Created attachment 118 [details] test case Test case bug
Created attachment 119 [details] fix for bug
Please arrange for a review to this fix
I don't know if this is related to this change, another recent change but I am occasionally (as in 1 or two tests will hit this through a full disorder run ) getting something like @5ef4b65d - 2011-08-08 14:37:58 EDTDEBUG2 remoteWorkerThread_4: Received event #4 from 5000000002 type:STORE_PATH 2011-08-08 14:37:58,028 [slonik add pathsstderr] ERROR info.slony.clustertest.testcoordinator.slony.SlonikScript slonik add pa ths:java.lang.UNIXProcess@5d79a22d - <stdin>:19: PGRES_FATAL_ERROR lock table "_disorder_replica".sl_event_lock, "_disorder_re plica".sl_config_lock;select "_disorder_replica".storePath(5, 2, 'dbname=test5 host=localhost port=5432 user=slon password=slo n', 10); - ERROR: duplicate key value violates unique constraint "sl_node-pkey" 2011-08-08 14:37:58,028 [slonik add pathsstderr] ERROR info.slony.clustertest.testcoordinator.slony.SlonikScript slonik add pa ths:java.lang.UNIXProcess@5d79a22d - CONTEXT: SQL statement "insert into "_disorder_replica".sl_node (no_id, no_active, no_co mment) values ( $1 , 'f', $2 )" 2011-08-08 14:37:58,028 [slonik add pathsstderr] ERROR info.slony.clustertest.testcoordinator.slony.SlonikScript slonik add pa ths:java.lang.UNIXProcess@5d79a22d - PL/pgSQL function "storenode_int" line 22 at SQL statement as I test this change.
Unless the whole sequence is done in a try block, I am wondering if the automatic wait caused by switching event nodes is happening at the wrong moment here. It appears that it takes place AFTER the transaction for the "set add table" has taken out the lock.
(In reply to comment #5) > Unless the whole sequence is done in a try block, I am wondering if the > automatic wait caused by switching event nodes is happening at the wrong moment > here. It appears that it takes place AFTER the transaction for the "set add > table" has taken out the lock. The point of the patch is supposed to avoid that. With this patch the intended behaviour is 1. Open a transaction against the new origin and lock sl_event_lock 2. Get ready to submit a SYNC event to the next origin. This triggers an implicit wait for waiting on the old origin until it sees the sl_confirm. 3. Once the old origin is caught up the SYNC is submtted to the new origin. 4. The transaction commits 5. Open a new transaction getting ready for the set add table. Steps 1-4 should ensure that everything is caught up before the transaction in step 5 is opened. Does my patch not do what I think?
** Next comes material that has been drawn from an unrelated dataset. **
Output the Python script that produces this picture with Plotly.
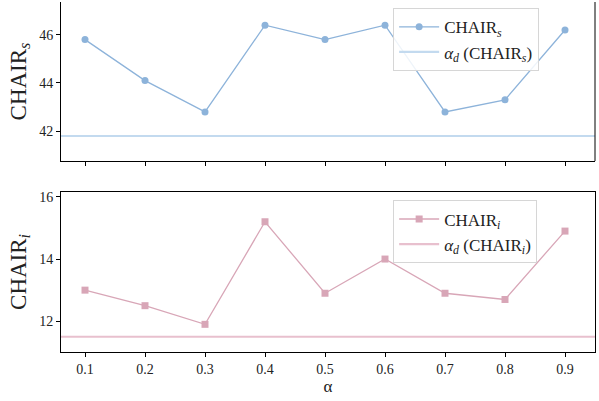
import plotly.graph_objects as go
from plotly.subplots import make_subplots

alpha = [0.1, 0.2, 0.3, 0.4, 0.5, 0.6, 0.7, 0.8, 0.9]
chair_s = [45.8, 44.1, 42.8, 46.4, 45.8, 46.4, 42.8, 43.3, 46.2]
chair_i = [13.0, 12.5, 11.9, 15.2, 12.9, 14.0, 12.9, 12.7, 14.9]
alpha_d_s = 41.8
alpha_d_i = 11.5
x_range = [0.06, 0.95]
tick_vals = [0.1, 0.2, 0.3, 0.4, 0.5, 0.6, 0.7, 0.8, 0.9]
tick_text = ["0.1", "0.2", "0.3", "0.4", "0.5", "0.6", "0.7", "0.8", "0.9"]

blue = "#8db3da"
blue_l = "#c3daef"
pink = "#d8a6b7"
pink_l = "#e8c0ce"
FONT = "Liberation Serif, Times New Roman, serif"

fig = make_subplots(rows=2, cols=1, shared_xaxes=False)

fig.add_trace(go.Scatter(x=alpha, y=chair_s, mode="lines+markers",
                         line=dict(color=blue, width=1.3),
                         marker=dict(color=blue, size=7, symbol="circle"),
                         name="CHAIR<sub><i>s</i></sub>", legend="legend"), row=1, col=1)
fig.add_trace(go.Scatter(x=x_range, y=[alpha_d_s, alpha_d_s], mode="lines",
                         line=dict(color=blue_l, width=2.2),
                         name="<i>α<sub>d</sub></i> (CHAIR<sub><i>s</i></sub>)", legend="legend"), row=1, col=1)
fig.add_trace(go.Scatter(x=alpha, y=chair_i, mode="lines+markers",
                         line=dict(color=pink, width=1.3),
                         marker=dict(color=pink, size=7, symbol="square"),
                         name="CHAIR<sub><i>i</i></sub>", legend="legend2"), row=2, col=1)
fig.add_trace(go.Scatter(x=x_range, y=[alpha_d_i, alpha_d_i], mode="lines",
                         line=dict(color=pink_l, width=2.2),
                         name="<i>α<sub>d</sub></i> (CHAIR<sub><i>i</i></sub>)", legend="legend2"), row=2, col=1)

axis_common = dict(showgrid=False, zeroline=False, ticks="outside", ticklen=4,
                   tickcolor="black", linecolor="black", linewidth=1,
                   tickfont=dict(family=FONT, size=14, color="#222"))

fig.update_xaxes(**axis_common, range=x_range, tickvals=tick_vals, ticktext=tick_text,
                 showline=True)
fig.update_xaxes(row=1, col=1, showticklabels=False, domain=[0, 1], mirror=False)
fig.update_xaxes(row=2, col=1, mirror=True,
                 title=dict(text="α", font=dict(family=FONT, size=17, color="#222"), standoff=1))

fig.update_yaxes(**axis_common, showline=True)
fig.update_yaxes(row=1, col=1, range=[40.76, 47.36], tickvals=[42, 44, 46],
                 domain=[0.5455, 1.0], mirror=False,
                 title=dict(text="CHAIR<sub><i>s</i></sub>", font=dict(family=FONT, size=23, color="#222"), standoff=6))
fig.update_yaxes(row=2, col=1, range=[11.01, 16.16], tickvals=[12, 14, 16],
                 domain=[0.0, 0.4574], mirror=True,
                 title=dict(text="CHAIR<sub><i>i</i></sub>", font=dict(family=FONT, size=23, color="#222"), standoff=6))

# right spine of the top panel (top spine falls outside the picture)
fig.add_shape(type="line", xref="paper", yref="paper", x0=1, x1=1, y0=0.5455, y1=1.0,
              line=dict(color="black", width=1))

legend_style = dict(bgcolor="rgba(255,255,255,0.85)", bordercolor="#d6d6d6", borderwidth=1,
                    font=dict(family=FONT, size=17, color="#222"), xanchor="left", yanchor="top",
                    tracegroupgap=0, itemwidth=40)
fig.update_layout(
    width=599, height=401,
    margin=dict(l=61, r=4, t=0, b=49),
    plot_bgcolor="white", paper_bgcolor="white",
    font=dict(family=FONT, color="#222"),
    legend=dict(**legend_style, x=0.622, y=0.982),
    legend2=dict(**legend_style, x=0.622, y=0.433),
)

fig.write_html("out.html")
Or should I commit it
I'll take a peek.
Having some trouble "taking a look" - the patch refers to clustertest/disorder/tests/WaitForTest.js, which doesn't seem to be in any tree I can see. Possibly you've got a private branch that's not visible?
Created attachment 122 [details] create the WaitForTest
Sorry I have added the missing patch. You can also see this at https://github.com/ssinger/slony1-engine/tree/bug229
(In reply to comment #10) > Sorry I have added the missing patch. > You can also see this at https://github.com/ssinger/slony1-engine/tree/bug229 I had success with that... - Failures of the test without commit #7a8aa60e9a881e7df337ddf6c662a87801f6372b - Test succeeded with that patch.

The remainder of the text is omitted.